A C40 Cities study finds that without urgent action, millions more people around the glove will face grave risks from river flooding, along with more frequent and severe drought by 2050.
C40 Cities has revealed new research quantifying the dire impacts of climate-driven drought and flooding on the world’s largest cities and their residents. Supported by the Grundfos Foundation, C40’s analysis, entitled Water Safe Cities, leverages data from the network’s nearly 100 member cities to forecast the potential impacts of global temperature rise on urban economies and infrastructure.
The findings show that if global warming continued unabated, 7.4 million people in the world’s largest cities will be exposed to severe river flooding within the next three decades, with damages to urban areas expected to cost US$64 billion per year by 2050, even with current levels of global flood protections in place.
C40’s research suggested that devastating river and coastal flooding will unleash enormous economic, health and social consequences that will impact millions across the globe. While cities across both the Global North and Global South are going to be affected by rising sea levels, populations in the Global South are 10 times more likely to be affected by flooding and drought than residents in the Global North.
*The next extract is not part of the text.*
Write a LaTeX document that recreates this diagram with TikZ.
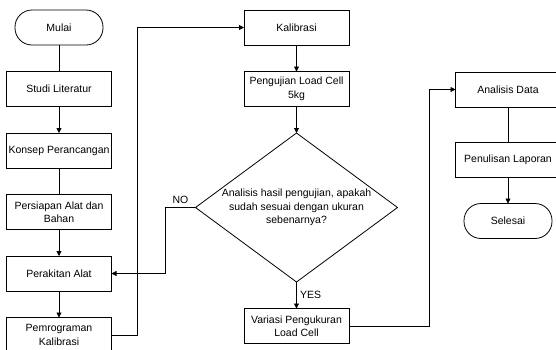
\documentclass[tikz,border=0pt]{standalone}
\usepackage{fontspec}
\setmainfont{Liberation Sans}
\usetikzlibrary{positioning, shapes.geometric, arrows.meta}

\begin{document}
\begin{tikzpicture}[x=1pt, y=-1pt, node distance=26.5pt, line width=0.8pt,
  every node/.style={font=\fontsize{10.5}{13.5}\selectfont},
  proc node/.style={rectangle,draw,outer sep=0pt,minimum width=105pt,minimum height=35pt,align=center,inner sep=2pt},
  term node/.style={rectangle,rounded corners=17pt,draw,outer sep=0pt,minimum width=88pt,minimum height=35pt},
  cond node/.style={diamond,draw,aspect=1.35,outer sep=0pt,minimum width=202pt,minimum height=149pt,inner sep=0pt,align=center},
  arr/.style={-{Triangle[length=5pt,width=5pt]}}]

\useasboundingbox (0,0) rectangle (556,349);

\node[term node] (mulai) at (59,27.5) {Mulai};
\node[proc node] (studi) [below=of mulai] {Studi Literatur};
\node[proc node] (konsep) [below=of studi] {Konsep Perancangan};
\node[proc node] (persiapan) [below=of konsep] {Persiapan Alat dan\\Bahan};
\node[proc node] (perakitan) [below=of persiapan] {Perakitan Alat};
\node[proc node] (program) [below=of perakitan] {Pemrograman\\Kalibrasi};

\node[proc node] (kalibrasi) at (296.5,27.5) {Kalibrasi};
\node[proc node] (pengujian) [below=of kalibrasi] {Pengujian Load Cell\\5kg};
\node[cond node] (cek) [below=of pengujian] {Analisis hasil pengujian, apakah\\sudah sesuai dengan ukuran\\sebenarnya?};
\node[proc node] (variasi) [below=of cek] {Variasi Pengukuran\\Load Cell};

\node[proc node] (analisis) at (508,89.5) {Analisis Data};
\node[proc node] (penulisan) [below=35pt of analisis] {Penulisan Laporan};
\node[term node] (selesai) [below=of penulisan] {Selesai};

\path
(mulai) edge (studi)
(studi) edge[arr] (konsep)
(konsep) edge (persiapan)
(persiapan) edge[arr] (perakitan)
(perakitan) edge[arr] (program)
(kalibrasi) edge[arr] (pengujian)
(pengujian) edge[arr] (cek)
(cek) edge[arr] node[right] {YES} (variasi)
(analisis) edge (penulisan)
(penulisan) edge[arr] (selesai)
;

\draw[arr] (program.east) -- ++(26,0) |- (kalibrasi);
\draw[arr] (cek.west) -- ++(-30,0) node[midway, above] {NO} |- (perakitan);
\draw[arr] (variasi.east) -- ++(80,0) |- (analisis);

\end{tikzpicture}
\end{document}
At the same time, residents of Global North cities will face higher urban damage costs than residents of cities in the Global South. As many as 2,400 hospitals and healthcare facilities in C40 cities could be underwater by 2050, with nearly half of them in India. The research underscores that the world’s most vulnerable populations will increasingly find themselves on the front line of the climate crisis and are forced to endure its worst impacts.